-- Begin --

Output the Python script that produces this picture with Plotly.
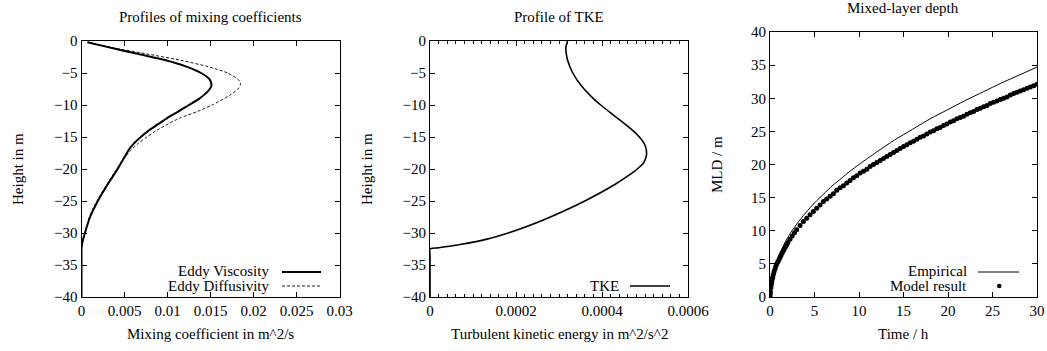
import plotly.graph_objects as go

# ---- Profiles of mixing coefficients -------------------------------------
mix_depth = [-0.2, -1, -2, -3, -4, -5, -6, -7, -8, -9, -10, -11, -12, -13, -14,
             -15, -16, -17, -18.6, -20, -22.5, -25, -27.5, -30, -31.5, -32.5, -33.5, -40]
eddy_viscosity = [0.0007, 0.0032, 0.0065, 0.0098, 0.0122, 0.0139, 0.0149, 0.0151,
                  0.0146, 0.0137, 0.0125, 0.0113, 0.0100, 0.0089, 0.0078, 0.0069,
                  0.0061, 0.0055, 0.0048, 0.0042, 0.0030, 0.0019, 0.0010, 0.0004,
                  0.0001, 0.0, 0.0, 0.0]
diff_depth = [-0.2, -1, -2, -3, -4, -5, -6, -6.7, -7.5, -8.5, -10, -11, -12, -13,
              -14, -15, -16, -17, -18.6, -20, -22.5, -25, -27.5, -30, -31.5, -32.5,
              -33.5, -40]
eddy_diffusivity = [0.0007, 0.0035, 0.0075, 0.0115, 0.0147, 0.0170, 0.0182, 0.0185,
                    0.0182, 0.0172, 0.0152, 0.0135, 0.0115, 0.0100, 0.0087, 0.0076,
                    0.0066, 0.0058, 0.0048, 0.0041, 0.0029, 0.0018, 0.0009, 0.0004,
                    0.0001, 0.0, 0.0, 0.0]

# ---- Profile of TKE -------------------------------------------------------
tke_depth = [0, -1, -2, -3, -5, -7, -9, -10, -12, -14, -15, -16, -17, -18, -19,
             -20, -21, -22.5, -25, -27.5, -29, -30, -31, -31.8, -32.3, -32.5, -33.5, -40]
tke = [0.000320, 0.000316, 0.000317, 0.000320, 0.000332, 0.000352, 0.000380,
       0.000397, 0.000435, 0.000472, 0.000487, 0.000498, 0.000503, 0.000503,
       0.000497, 0.000482, 0.000462, 0.000428, 0.000360, 0.000280, 0.000225,
       0.000182, 0.000130, 0.000070, 0.000020, 0.0, 0.0, 0.0]

# ---- Mixed-layer depth ----------------------------------------------------
emp_time = [0, 0.1, 0.25, 0.5, 1, 2, 3, 4, 5, 6, 7, 8, 9, 10, 12, 14, 16, 18,
            20, 22, 24, 26, 28, 30]
emp_mld = [0, 2.0, 3.2, 4.5, 6.3, 9.0, 11.0, 12.7, 14.2, 15.5, 16.8, 17.9, 19.0,
           20.0, 21.9, 23.7, 25.3, 26.9, 28.3, 29.7, 31.0, 32.3, 33.5, 34.7]

# model output: dense during the first hours, then every 0.375 h
model_time = [0, 0.025, 0.05, 0.1, 0.15, 0.2, 0.25, 0.3, 0.375, 0.45, 0.55, 0.65,
              0.75, 0.875, 1.0, 1.125, 1.25, 1.375, 1.5, 1.625, 1.75, 1.875, 2.0,
              2.25, 2.5, 2.75, 3.0] + [0.375 * k for k in range(9, 81)]
model_mld = [0.0, 0.4, 0.8, 1.4, 1.9, 2.3, 2.7, 3.0, 3.4, 3.8, 4.2, 4.6,
             5.0, 5.3, 5.6, 5.95, 6.3, 6.65, 7.0, 7.3, 7.6, 7.9, 8.2,
             8.7, 9.2, 9.7, 10.15,
             10.8, 11.4, 11.9, 12.4,
             12.9, 13.4, 13.9, 14.4, 14.8, 15.2, 15.6, 16.1, 16.5, 16.8, 17.2,
             17.6, 18.0, 18.3, 18.7, 19.0, 19.3, 19.7, 20.0, 20.3, 20.6, 20.9,
             21.2, 21.5, 21.8, 22.1, 22.4, 22.7, 23.0, 23.3, 23.5, 23.8, 24.1,
             24.3, 24.6, 24.9, 25.1, 25.4, 25.6, 25.9, 26.1, 26.4, 26.6, 26.9,
             27.1, 27.3, 27.6, 27.8, 28.0, 28.3, 28.5, 28.7, 28.9, 29.2, 29.4,
             29.6, 29.8, 30.0, 30.2, 30.5, 30.7, 30.9, 31.1, 31.3, 31.5, 31.7,
             31.9, 32.1]

FONT = "Liberation Serif"
W, H = 1047, 351


def px_x(p):
    return p / W


def px_y(p):
    return 1 - p / H


fig = go.Figure()

fig.add_trace(go.Scatter(x=eddy_viscosity, y=mix_depth, mode="lines",
                         line=dict(color="black", width=2, shape="spline", smoothing=0.7),
                         xaxis="x", yaxis="y", showlegend=False))
fig.add_trace(go.Scatter(x=eddy_diffusivity, y=diff_depth, mode="lines",
                         line=dict(color="black", width=0.9, dash="3px,2px",
                                   shape="spline", smoothing=0.7),
                         xaxis="x", yaxis="y", showlegend=False))
fig.add_trace(go.Scatter(x=tke, y=tke_depth, mode="lines",
                         line=dict(color="black", width=1.6, shape="spline", smoothing=0.7),
                         xaxis="x2", yaxis="y2", showlegend=False))
fig.add_trace(go.Scatter(x=emp_time, y=emp_mld, mode="lines",
                         line=dict(color="black", width=1, shape="spline", smoothing=0.8),
                         xaxis="x3", yaxis="y3", showlegend=False))
fig.add_trace(go.Scatter(x=model_time, y=model_mld, mode="markers",
                         marker=dict(color="black", size=5),
                         xaxis="x3", yaxis="y3", showlegend=False))

axis_common = dict(showline=True, linecolor="black", linewidth=1, mirror="allticks",
                   ticks="inside", ticklen=5, tickcolor="black", tickwidth=1,
                   showgrid=False, zeroline=False, automargin=False,
                   tickfont=dict(family=FONT, size=15, color="black"))

fig.update_layout(
    width=W, height=H,
    margin=dict(l=0, r=0, t=0, b=0, pad=0, autoexpand=False),
    paper_bgcolor="white", plot_bgcolor="white",
    xaxis=dict(domain=[px_x(81.5), px_x(339.5)], range=[0, 0.03], dtick=0.005,
               tickformat="~g", anchor="y", **axis_common),
    yaxis=dict(domain=[px_y(297), px_y(41)], range=[-40, 0], dtick=5,
               anchor="x", **axis_common),
    xaxis2=dict(domain=[px_x(430), px_x(688)], range=[0, 0.0006], dtick=0.0002,
                tickformat="~g", anchor="y2",
                minor=dict(ticks="inside", dtick=0.00002, ticklen=3, tickcolor="black"),
                **axis_common),
    yaxis2=dict(domain=[px_y(297), px_y(41)], range=[-40, 0], dtick=5,
                anchor="x2", **axis_common),
    xaxis3=dict(domain=[px_x(770), px_x(1037)], range=[0, 30], dtick=5,
                anchor="y3", **axis_common),
    yaxis3=dict(domain=[px_y(297), px_y(32)], range=[0, 40], dtick=5,
                anchor="x3", **axis_common),
)

ann = []


def text(x, y, s, xanchor="center", angle=0):
    ann.append(dict(x=px_x(x), y=px_y(y), xref="paper", yref="paper", text=s,
                    showarrow=False, xanchor=xanchor, yanchor="middle",
                    textangle=angle, font=dict(family=FONT, size=15, color="black")))


# panel titles
text(210, 17, "Profiles of mixing coefficients")
text(559, 17, "Profile of TKE")
text(903, 8, "Mixed-layer depth")
# axis titles
text(210, 334, "Mixing coefficient in m^2/s")
text(559, 334, "Turbulent kinetic energy in m^2/s^2")
text(903, 334, "Time / h")
text(18, 169, "Height in m", angle=-90)
text(367, 169, "Height in m", angle=-90)
text(717, 165, "MLD / m", angle=-90)
# key texts
text(271, 271, "Eddy Viscosity", xanchor="right")
text(271, 286, "Eddy Diffusivity", xanchor="right")
text(621, 286, "TKE", xanchor="right")
text(969, 271, "Empirical", xanchor="right")
text(969, 286, "Model result", xanchor="right")
fig.update_layout(annotations=ann)

# key samples
shapes = [
    dict(type="line", xref="paper", yref="paper", x0=px_x(282), x1=px_x(321),
         y0=px_y(272), y1=px_y(272), line=dict(color="black", width=2)),
    dict(type="line", xref="paper", yref="paper", x0=px_x(282), x1=px_x(321),
         y0=px_y(286), y1=px_y(286), line=dict(color="black", width=0.9, dash="3px,2px")),
    dict(type="line", xref="paper", yref="paper", x0=px_x(630), x1=px_x(670),
         y0=px_y(286), y1=px_y(286), line=dict(color="black", width=1.6)),
    dict(type="line", xref="paper", yref="paper", x0=px_x(978), x1=px_x(1019),
         y0=px_y(272), y1=px_y(272), line=dict(color="black", width=1)),
    dict(type="circle", xref="paper", yref="paper", x0=px_x(997), x1=px_x(1001.5),
         y0=px_y(288.2), y1=px_y(283.8), fillcolor="black", line=dict(width=0)),
]
fig.update_layout(shapes=shapes)

fig.write_html("out.html")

-- End --

### To do
Reproduce only the lines from the beginning of the data through the line that contains "import plotly.graph_objects as go", both included, and please drop the pictures.

### Solution to the problem
Output the Python script that produces this picture with Plotly.
import plotly.graph_objects as go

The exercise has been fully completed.